On the main try.discourse.org page, I’m confused as to the benefit of showing the avatars for 5 participants. It doesn’t seem to be the first 5, or the most recent 5, but maybe the most prolific 5? That seems rather useless in cases where we can have dozens of people posting to one thread. In addition, the avatars are so reduced in size, that unless a board has few active members, it’s going to impossible to ID a poster from their mini-avatar.

My concern is similar to a issue I have with vBulletin 5 and its dependence on Ajax: can Google and other search engines get to all of the site? Search engines can’t scroll down to reload.

The other issue: it looks like you can browse older threads only by scrolling, scrolling, scrolling. One advantage of the old WWWThread-style boards is that one can jump through pages of thread listings.

Like others, I don’t understand the restrictive margins, nor can I for the life of me understand why I need to see avatars of the person with the most posts in the thread.

It’s been mentioned upthread, but if you want to sell a forum upgrade to an established community, sell us something that actually applies to their community.
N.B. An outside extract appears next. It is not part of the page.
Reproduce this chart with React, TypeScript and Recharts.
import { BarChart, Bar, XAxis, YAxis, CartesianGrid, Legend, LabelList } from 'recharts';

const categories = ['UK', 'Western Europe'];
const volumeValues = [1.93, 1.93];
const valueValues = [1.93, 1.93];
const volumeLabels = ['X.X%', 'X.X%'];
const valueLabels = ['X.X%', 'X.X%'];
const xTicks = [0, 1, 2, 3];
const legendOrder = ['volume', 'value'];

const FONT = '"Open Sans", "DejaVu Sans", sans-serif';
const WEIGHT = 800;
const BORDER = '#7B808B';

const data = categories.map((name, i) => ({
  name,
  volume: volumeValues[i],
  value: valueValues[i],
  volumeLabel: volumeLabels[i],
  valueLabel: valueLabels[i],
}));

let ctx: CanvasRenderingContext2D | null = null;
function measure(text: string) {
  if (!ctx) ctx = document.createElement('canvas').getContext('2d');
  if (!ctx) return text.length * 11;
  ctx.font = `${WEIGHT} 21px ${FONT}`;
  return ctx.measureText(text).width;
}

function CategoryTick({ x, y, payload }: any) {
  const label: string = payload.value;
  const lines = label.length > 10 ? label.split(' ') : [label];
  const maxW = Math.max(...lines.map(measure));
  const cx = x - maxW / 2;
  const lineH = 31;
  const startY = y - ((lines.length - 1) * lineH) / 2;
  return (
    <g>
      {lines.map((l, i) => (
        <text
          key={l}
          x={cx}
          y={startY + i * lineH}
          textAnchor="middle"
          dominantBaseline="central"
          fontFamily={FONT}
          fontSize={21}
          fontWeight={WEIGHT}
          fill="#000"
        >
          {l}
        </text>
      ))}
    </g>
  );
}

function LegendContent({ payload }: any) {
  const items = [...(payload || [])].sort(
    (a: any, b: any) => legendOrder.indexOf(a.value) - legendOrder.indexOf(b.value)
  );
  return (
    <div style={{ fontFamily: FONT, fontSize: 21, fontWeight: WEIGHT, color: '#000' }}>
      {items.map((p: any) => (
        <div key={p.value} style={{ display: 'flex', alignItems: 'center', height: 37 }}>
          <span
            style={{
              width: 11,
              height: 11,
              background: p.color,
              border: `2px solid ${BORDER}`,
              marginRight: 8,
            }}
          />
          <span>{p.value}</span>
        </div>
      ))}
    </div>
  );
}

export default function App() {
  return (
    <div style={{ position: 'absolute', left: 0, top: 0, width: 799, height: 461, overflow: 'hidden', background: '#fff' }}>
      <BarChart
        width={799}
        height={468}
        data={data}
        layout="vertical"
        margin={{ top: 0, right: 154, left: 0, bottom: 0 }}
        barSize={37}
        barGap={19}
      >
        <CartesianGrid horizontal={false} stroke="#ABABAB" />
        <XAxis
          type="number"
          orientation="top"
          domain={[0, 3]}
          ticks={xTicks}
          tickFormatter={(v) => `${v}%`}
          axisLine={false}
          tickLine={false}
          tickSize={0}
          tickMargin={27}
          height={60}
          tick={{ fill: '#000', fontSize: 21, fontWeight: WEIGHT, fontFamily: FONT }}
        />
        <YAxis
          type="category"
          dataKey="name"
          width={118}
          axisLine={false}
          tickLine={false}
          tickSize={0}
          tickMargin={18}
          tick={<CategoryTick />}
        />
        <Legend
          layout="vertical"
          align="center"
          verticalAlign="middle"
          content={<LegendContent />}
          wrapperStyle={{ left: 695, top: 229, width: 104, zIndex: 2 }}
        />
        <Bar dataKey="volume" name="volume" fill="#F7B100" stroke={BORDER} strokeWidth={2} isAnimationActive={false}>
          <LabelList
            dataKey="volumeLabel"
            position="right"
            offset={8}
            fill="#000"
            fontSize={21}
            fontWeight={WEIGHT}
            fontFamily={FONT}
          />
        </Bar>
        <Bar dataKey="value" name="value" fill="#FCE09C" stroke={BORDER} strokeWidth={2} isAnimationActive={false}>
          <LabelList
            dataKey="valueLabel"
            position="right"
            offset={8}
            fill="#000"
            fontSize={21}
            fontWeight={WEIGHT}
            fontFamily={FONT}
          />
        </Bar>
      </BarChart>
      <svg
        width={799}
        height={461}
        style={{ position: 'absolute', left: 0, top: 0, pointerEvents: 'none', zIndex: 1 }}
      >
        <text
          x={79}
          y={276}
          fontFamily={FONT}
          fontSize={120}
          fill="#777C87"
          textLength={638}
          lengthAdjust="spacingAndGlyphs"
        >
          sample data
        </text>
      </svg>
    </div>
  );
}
I’m not opposed to upgrading, but why bother if it’s just to see avatars in a much, much uglier interface?

Some really good suggestions have already been made. As a longtime SDMB member I can think of lots of neat things I’d like on here, but they don’t seem to be the focus of discourse. Some have already been brought up:

  1. Customizable userid notes. SDMB has thousands of users, and it’s hard to remember who’s who. Quick, easy notes on users would be immensely helpful. Even as a mod it’s hell on wheels to get that info.

  2. The idea of allowing moderated image embedding is great. I don’t want stupid GIFs all over the place but appropriate pictures, graphs, and exhibits would be fantastic in certain fora.

  3. I’d also suggest that an EASY, GUI manner of building tables/graphs into posts would be just fantastic; I would have used such a function 250 times by now, at least.